§ What you are asked to do:
Exclude the pictures and return every line exactly as written.

§ Data segment:

──────

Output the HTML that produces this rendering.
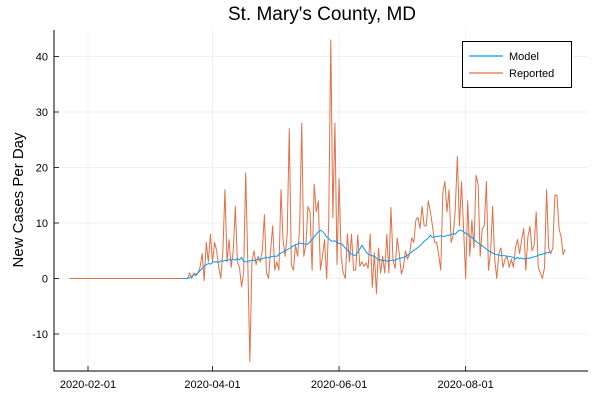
<!DOCTYPE html>
<html><head><meta charset="utf-8"><style>
body{margin:0;background:#fff;}
svg{display:block;font-family:"Liberation Sans","DejaVu Sans",sans-serif;}
</style></head><body>
<svg id="chart" width="600" height="400" viewBox="0 0 600 400">
<rect width="600" height="400" fill="#fff"/>
<text x="322" y="20" font-size="19" text-anchor="middle" fill="#000">St. Mary's County, MD</text>
<text transform="translate(23,200) rotate(-90)" font-size="15" text-anchor="middle" fill="#000">New Cases Per Day</text>
<g id="grid"></g><g id="axes"></g><g id="series"></g>
<g>
<rect x="462.5" y="41.5" width="109" height="46" fill="#fff" stroke="#000" stroke-width="1"/>
<line x1="469" y1="56" x2="503" y2="56" stroke="#009AFA" stroke-width="1.2"/>
<text x="509" y="60" font-size="11">Model</text>
<line x1="469" y1="73" x2="503" y2="73" stroke="#E26F46" stroke-width="1.2"/>
<text x="509" y="77" font-size="11">Reported</text>
</g>
</svg>
<script>
const yTicks=[-10,0,10,20,30,40];
const xTickLabels=["2020-02-01","2020-04-01","2020-06-01","2020-08-01"];
const modelStart="2020-03-17";
const reportedStart="2020-01-23";
const reportedLeadZeros=57;
const reportedValues=[0,1,0,1,0.5,1,2,4.5,-0.4,6.5,3,8,3,6.5,5,2,0,5,16,3,7,2,5,13,3,2,-1.5,1,19,3,-15,3,5,2.5,4,3,5,11.5,1,0,5,9.5,1.5,3,1.5,16,7,4,8,27,2.5,1.5,6,4,9,28,4,6,13,12,1.5,17,12,14,1.5,4,7,0,10,43,11,28,2.5,18,4,1,0,8,3,8,1.5,1.5,
7.8,2.2,3,2.2,2.8,1.8,8,-1.6,4.6,-2.7,5.5,1,4,1,8,1,12.8,3.3,1.8,7.3,4.5,0.8,2,5,3.5,4.5,7.3,6.5,10.5,11,9,13,9.5,9.5,14,12,9.5,6.5,6.5,4.3,1.5,15.5,17.5,12,16,6.5,7.8,12.5,22,9.5,17.4,9,0,14,4,10.5,5.5,18.6,17,4,9,9.5,17.5,1.5,4.5,13,3.5,0,4.5,5.5,2,3.5,4,2,3.5,2,5.5,7,4.5,7,9,1.5,7.5,9.4,5,6,12,2,1,0,2,16,5.5,4.5,5.5,15,15,9,7.5,4.3,5.3];
const modelValues=[0,0,0,0,0.2,0.4,0.6,0.8,1,1.4,1.8,2.2,2.5,2.7,2.6,2.9,3,3,2.9,3.2,3.1,3.3,3.2,3.4,3.3,3.5,3.3,3.6,3.4,3.8,3.1,3,3.1,3.2,3.3,3.2,3.4,3.5,3.4,3.6,3.7,3.8,3.7,3.9,4,4,4,4.3,4.6,4.8,5,5.2,5.4,5.6,5.9,6.1,6.2,6.4,6.3,6.2,6.2,6.2,6.6,7,7.5,8,8.4,8.7,8.5,8.1,7.5,7.2,6.8,6.7,6.8,6.5,6.3,6.3,5.9,5.5,5.1,4.7,4.4,4.2,4.2,4.7,5.3,6,5.4,4.8,4.4,4.2,4.1,4,3.7,3.3,3.4,3.2,3.3,3.1,3.2,3.3,3.3,3.3,3.5,3.6,3.7,3.8,3.9,4.2,4.5,4.8,5.1,5.3,5.6,5.9,6.3,6.7,7,7.3,7.8,7.4,7.5,7.6,7.6,7.7,7.6,7.6,7.8,7.8,7.9,8.1,8,8.4,8.7,8.7,8.4,8.1,8,7.6,7.4,7,6.7,6.4,6.1,5.9,5.6,5.3,5,4.8,4.6,4.4,4.3,4.2,4.2,4.1,4.1,4,4,3.9,3.8,3.5,3.8,3.6,3.7,3.5,3.6,3.6,3.7,3.8,3.9,4,4.2,4.3,4.4,4.5,4.6,4.7,4.8];

const NS="http://www.w3.org/2000/svg";
const DAY=86400000, ref=Date.UTC(2020,1,1);
function dayOf(s){const p=s.split("-");return (Date.UTC(+p[0],+p[1]-1,+p[2])-ref)/DAY;}
function xS(d){return 88+d*2.075;}
function yS(v){return 278.5-v*5.55;}
const L=54,R=588,T=30,B=371;
const grid=document.getElementById("grid"),axes=document.getElementById("axes"),ser=document.getElementById("series");
function mk(tag,attrs,parent){const e=document.createElementNS(NS,tag);for(const k in attrs)e.setAttribute(k,attrs[k]);parent.appendChild(e);return e;}
yTicks.forEach(v=>{
  const y=yS(v);
  const g=mk("line",{x1:L,x2:R,y1:y,y2:y,stroke:"#000","stroke-opacity":0.1,"stroke-width":0.6},grid);
  
  
  mk("line",{x1:L,x2:L+5,y1:y,y2:y,stroke:"#000","stroke-width":0.8},axes);
  const t=mk("text",{x:L-6,y:y+4,"font-size":11,"text-anchor":"end"},axes);
  t.textContent=v;
  
  
});
xTickLabels.forEach(s=>{
  const x=xS(dayOf(s));
  const g=mk("line",{x1:x,x2:x,y1:T,y2:B,stroke:"#000","stroke-opacity":0.1,"stroke-width":0.6},grid);
  
  
  mk("line",{x1:x,x2:x,y1:B,y2:B-5,stroke:"#000","stroke-width":0.8},axes);
  const t=mk("text",{x:x,y:B+17,"font-size":11,"text-anchor":"middle"},axes);
  t.textContent=s;
  
  
});
const ax1=mk("line",{x1:L,x2:L,y1:T,y2:B+0.5,stroke:"#000","stroke-width":1},axes);


const ax2=mk("line",{x1:L,x2:R,y1:B,y2:B,stroke:"#000","stroke-width":1},axes);



function line(start,vals,color,name){
  const d0=dayOf(start);
  const pts=vals.map((v,i)=>xS(d0+i).toFixed(2)+","+yS(v).toFixed(2)).join(" ");
  const p=mk("polyline",{points:pts,fill:"none",stroke:color,"stroke-width":1,"stroke-linejoin":"round"},ser);
  
  
}
const reportedAll=new Array(reportedLeadZeros).fill(0).concat(reportedValues);
line(reportedStart,reportedAll,"#E26F46","reported-line");
line(modelStart,modelValues,"#009AFA","model-line");
</script>
</body></html>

──────

§ Answer to the task:
Output the HTML that produces this rendering.
<!DOCTYPE html>
<html><head><meta charset="utf-8"><style>
body{margin:0;background:#fff;}
svg{display:block;font-family:"Liberation Sans","DejaVu Sans",sans-serif;}
</style></head><body>
<svg id="chart" width="600" height="400" viewBox="0 0 600 400">
<rect width="600" height="400" fill="#fff"/>
<text x="322" y="20" font-size="19" text-anchor="middle" fill="#000">St. Mary's County, MD</text>
<text transform="translate(23,200) rotate(-90)" font-size="15" text-anchor="middle" fill="#000">New Cases Per Day</text>
<g id="grid"></g><g id="axes"></g><g id="series"></g>
<g>
<rect x="462.5" y="41.5" width="109" height="46" fill="#fff" stroke="#000" stroke-width="1"/>
<line x1="469" y1="56" x2="503" y2="56" stroke="#009AFA" stroke-width="1.2"/>
<text x="509" y="60" font-size="11">Model</text>
<line x1="469" y1="73" x2="503" y2="73" stroke="#E26F46" stroke-width="1.2"/>
<text x="509" y="77" font-size="11">Reported</text>
</g>
</svg>
<script>
const yTicks=[-10,0,10,20,30,40];
const xTickLabels=["2020-02-01","2020-04-01","2020-06-01","2020-08-01"];
const modelStart="2020-03-17";
const reportedStart="2020-01-23";
const reportedLeadZeros=57;
const reportedValues=[0,1,0,1,0.5,1,2,4.5,-0.4,6.5,3,8,3,6.5,5,2,0,5,16,3,7,2,5,13,3,2,-1.5,1,19,3,-15,3,5,2.5,4,3,5,11.5,1,0,5,9.5,1.5,3,1.5,16,7,4,8,27,2.5,1.5,6,4,9,28,4,6,13,12,1.5,17,12,14,1.5,4,7,0,10,43,11,28,2.5,18,4,1,0,8,3,8,1.5,1.5,
7.8,2.2,3,2.2,2.8,1.8,8,-1.6,4.6,-2.7,5.5,1,4,1,8,1,12.8,3.3,1.8,7.3,4.5,0.8,2,5,3.5,4.5,7.3,6.5,10.5,11,9,13,9.5,9.5,14,12,9.5,6.5,6.5,4.3,1.5,15.5,17.5,12,16,6.5,7.8,12.5,22,9.5,17.4,9,0,14,4,10.5,5.5,18.6,17,4,9,9.5,17.5,1.5,4.5,13,3.5,0,4.5,5.5,2,3.5,4,2,3.5,2,5.5,7,4.5,7,9,1.5,7.5,9.4,5,6,12,2,1,0,2,16,5.5,4.5,5.5,15,15,9,7.5,4.3,5.3];
const modelValues=[0,0,0,0,0.2,0.4,0.6,0.8,1,1.4,1.8,2.2,2.5,2.7,2.6,2.9,3,3,2.9,3.2,3.1,3.3,3.2,3.4,3.3,3.5,3.3,3.6,3.4,3.8,3.1,3,3.1,3.2,3.3,3.2,3.4,3.5,3.4,3.6,3.7,3.8,3.7,3.9,4,4,4,4.3,4.6,4.8,5,5.2,5.4,5.6,5.9,6.1,6.2,6.4,6.3,6.2,6.2,6.2,6.6,7,7.5,8,8.4,8.7,8.5,8.1,7.5,7.2,6.8,6.7,6.8,6.5,6.3,6.3,5.9,5.5,5.1,4.7,4.4,4.2,4.2,4.7,5.3,6,5.4,4.8,4.4,4.2,4.1,4,3.7,3.3,3.4,3.2,3.3,3.1,3.2,3.3,3.3,3.3,3.5,3.6,3.7,3.8,3.9,4.2,4.5,4.8,5.1,5.3,5.6,5.9,6.3,6.7,7,7.3,7.8,7.4,7.5,7.6,7.6,7.7,7.6,7.6,7.8,7.8,7.9,8.1,8,8.4,8.7,8.7,8.4,8.1,8,7.6,7.4,7,6.7,6.4,6.1,5.9,5.6,5.3,5,4.8,4.6,4.4,4.3,4.2,4.2,4.1,4.1,4,4,3.9,3.8,3.5,3.8,3.6,3.7,3.5,3.6,3.6,3.7,3.8,3.9,4,4.2,4.3,4.4,4.5,4.6,4.7,4.8];

const NS="http://www.w3.org/2000/svg";
const DAY=86400000, ref=Date.UTC(2020,1,1);
function dayOf(s){const p=s.split("-");return (Date.UTC(+p[0],+p[1]-1,+p[2])-ref)/DAY;}
function xS(d){return 88+d*2.075;}
function yS(v){return 278.5-v*5.55;}
const L=54,R=588,T=30,B=371;
const grid=document.getElementById("grid"),axes=document.getElementById("axes"),ser=document.getElementById("series");
function mk(tag,attrs,parent){const e=document.createElementNS(NS,tag);for(const k in attrs)e.setAttribute(k,attrs[k]);parent.appendChild(e);return e;}
yTicks.forEach(v=>{
  const y=yS(v);
  const g=mk("line",{x1:L,x2:R,y1:y,y2:y,stroke:"#000","stroke-opacity":0.1,"stroke-width":0.6},grid);
  
  
  mk("line",{x1:L,x2:L+5,y1:y,y2:y,stroke:"#000","stroke-width":0.8},axes);
  const t=mk("text",{x:L-6,y:y+4,"font-size":11,"text-anchor":"end"},axes);
  t.textContent=v;
  
  
});
xTickLabels.forEach(s=>{
  const x=xS(dayOf(s));
  const g=mk("line",{x1:x,x2:x,y1:T,y2:B,stroke:"#000","stroke-opacity":0.1,"stroke-width":0.6},grid);
  
  
  mk("line",{x1:x,x2:x,y1:B,y2:B-5,stroke:"#000","stroke-width":0.8},axes);
  const t=mk("text",{x:x,y:B+17,"font-size":11,"text-anchor":"middle"},axes);
  t.textContent=s;
  
  
});
const ax1=mk("line",{x1:L,x2:L,y1:T,y2:B+0.5,stroke:"#000","stroke-width":1},axes);


const ax2=mk("line",{x1:L,x2:R,y1:B,y2:B,stroke:"#000","stroke-width":1},axes);



function line(start,vals,color,name){
  const d0=dayOf(start);
  const pts=vals.map((v,i)=>xS(d0+i).toFixed(2)+","+yS(v).toFixed(2)).join(" ");
  const p=mk("polyline",{points:pts,fill:"none",stroke:color,"stroke-width":1,"stroke-linejoin":"round"},ser);
  
  
}
const reportedAll=new Array(reportedLeadZeros).fill(0).concat(reportedValues);
line(reportedStart,reportedAll,"#E26F46","reported-line");
line(modelStart,modelValues,"#009AFA","model-line");
</script>
</body></html>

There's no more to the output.